── DATASET EXTRACT

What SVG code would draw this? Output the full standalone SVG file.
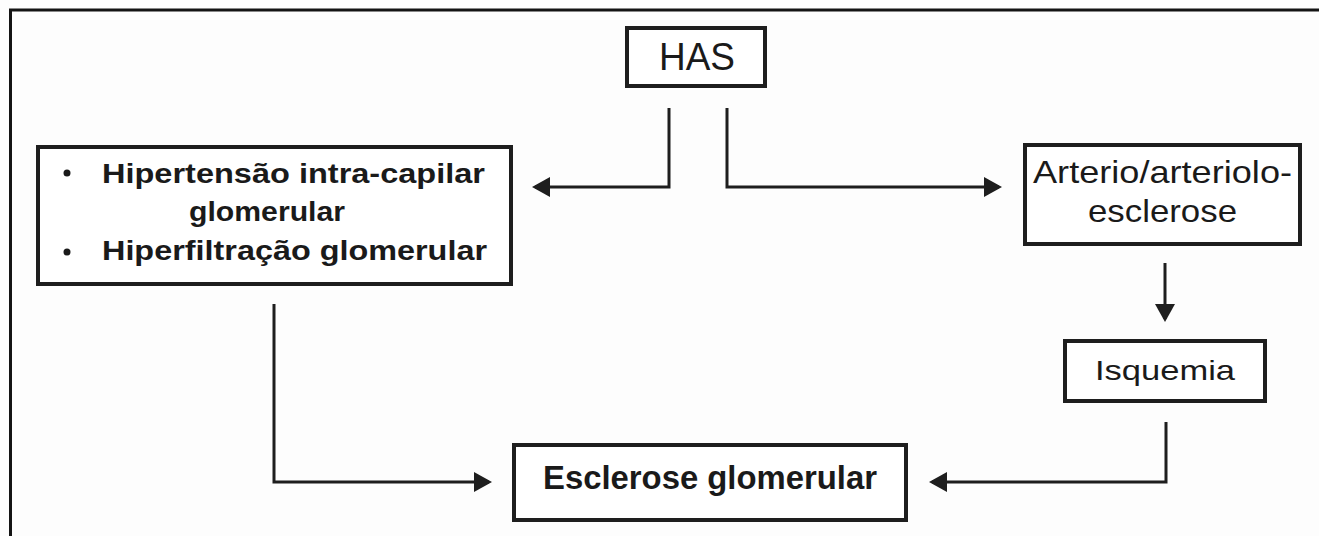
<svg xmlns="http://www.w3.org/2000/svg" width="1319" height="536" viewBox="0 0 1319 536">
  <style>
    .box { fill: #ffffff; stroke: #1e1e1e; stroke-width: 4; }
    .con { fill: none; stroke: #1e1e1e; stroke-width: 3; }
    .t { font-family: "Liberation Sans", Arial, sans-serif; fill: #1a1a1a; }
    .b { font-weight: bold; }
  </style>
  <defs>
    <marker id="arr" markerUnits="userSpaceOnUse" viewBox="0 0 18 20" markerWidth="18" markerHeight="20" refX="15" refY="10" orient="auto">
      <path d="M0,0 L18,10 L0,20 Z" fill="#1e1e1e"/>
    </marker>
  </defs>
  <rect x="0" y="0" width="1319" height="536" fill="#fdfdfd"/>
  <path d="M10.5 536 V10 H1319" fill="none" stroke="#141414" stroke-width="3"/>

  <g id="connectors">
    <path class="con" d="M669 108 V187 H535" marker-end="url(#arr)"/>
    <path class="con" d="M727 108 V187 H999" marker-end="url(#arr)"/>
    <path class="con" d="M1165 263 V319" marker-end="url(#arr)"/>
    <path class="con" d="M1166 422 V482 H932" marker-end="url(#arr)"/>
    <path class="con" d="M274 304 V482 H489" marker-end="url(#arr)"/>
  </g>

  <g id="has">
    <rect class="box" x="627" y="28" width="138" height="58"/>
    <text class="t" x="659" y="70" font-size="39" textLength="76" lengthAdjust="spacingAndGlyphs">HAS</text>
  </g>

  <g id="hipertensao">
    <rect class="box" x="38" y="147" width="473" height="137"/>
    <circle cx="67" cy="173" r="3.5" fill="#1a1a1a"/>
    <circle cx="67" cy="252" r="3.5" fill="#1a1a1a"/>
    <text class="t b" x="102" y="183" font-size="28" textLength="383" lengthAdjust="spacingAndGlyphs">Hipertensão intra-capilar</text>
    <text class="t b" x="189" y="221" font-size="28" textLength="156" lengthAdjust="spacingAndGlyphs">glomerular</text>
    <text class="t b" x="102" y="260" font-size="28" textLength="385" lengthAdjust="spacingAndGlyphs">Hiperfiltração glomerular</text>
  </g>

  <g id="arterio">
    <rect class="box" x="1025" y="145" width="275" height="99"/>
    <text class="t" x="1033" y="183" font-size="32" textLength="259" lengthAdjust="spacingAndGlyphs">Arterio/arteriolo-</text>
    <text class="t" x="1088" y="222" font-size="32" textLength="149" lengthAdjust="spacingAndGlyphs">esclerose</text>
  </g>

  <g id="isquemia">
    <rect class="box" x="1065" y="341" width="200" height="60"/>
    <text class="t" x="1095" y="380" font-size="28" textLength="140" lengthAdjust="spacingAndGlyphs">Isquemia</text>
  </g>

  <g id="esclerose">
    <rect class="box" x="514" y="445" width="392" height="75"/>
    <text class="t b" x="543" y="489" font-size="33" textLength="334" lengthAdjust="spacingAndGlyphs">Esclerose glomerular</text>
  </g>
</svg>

────
── DATASET EXTRACT

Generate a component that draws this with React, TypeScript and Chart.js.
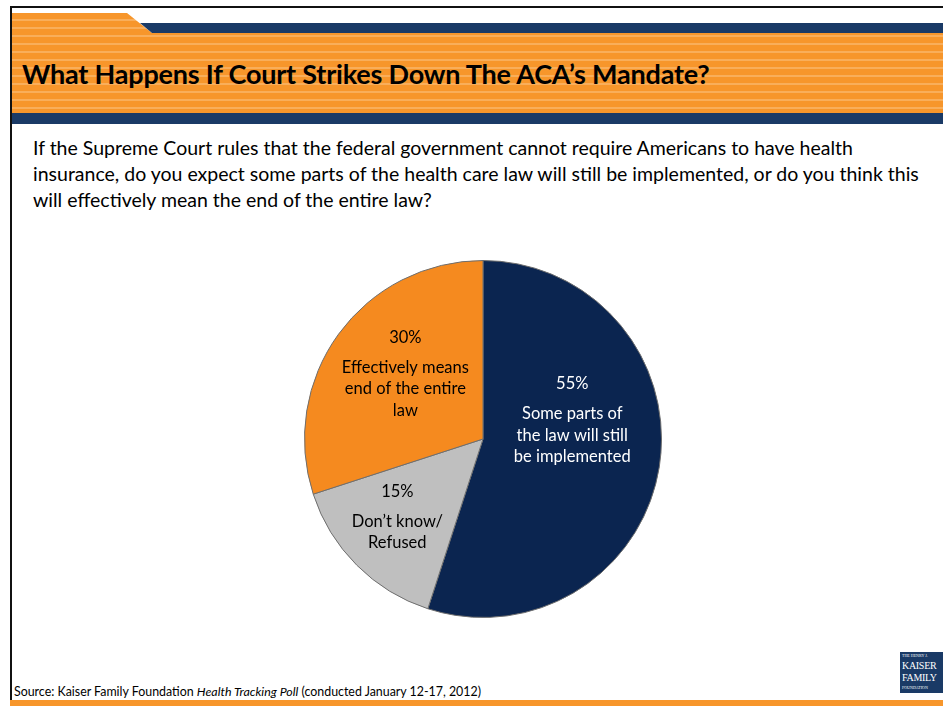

────

Extract every line from the records above that contains the word "this".

* _WORKED SOLUTION_:
What SVG code would draw this? Output the full standalone SVG file.
Generate a component that draws this with React, TypeScript and Chart.js.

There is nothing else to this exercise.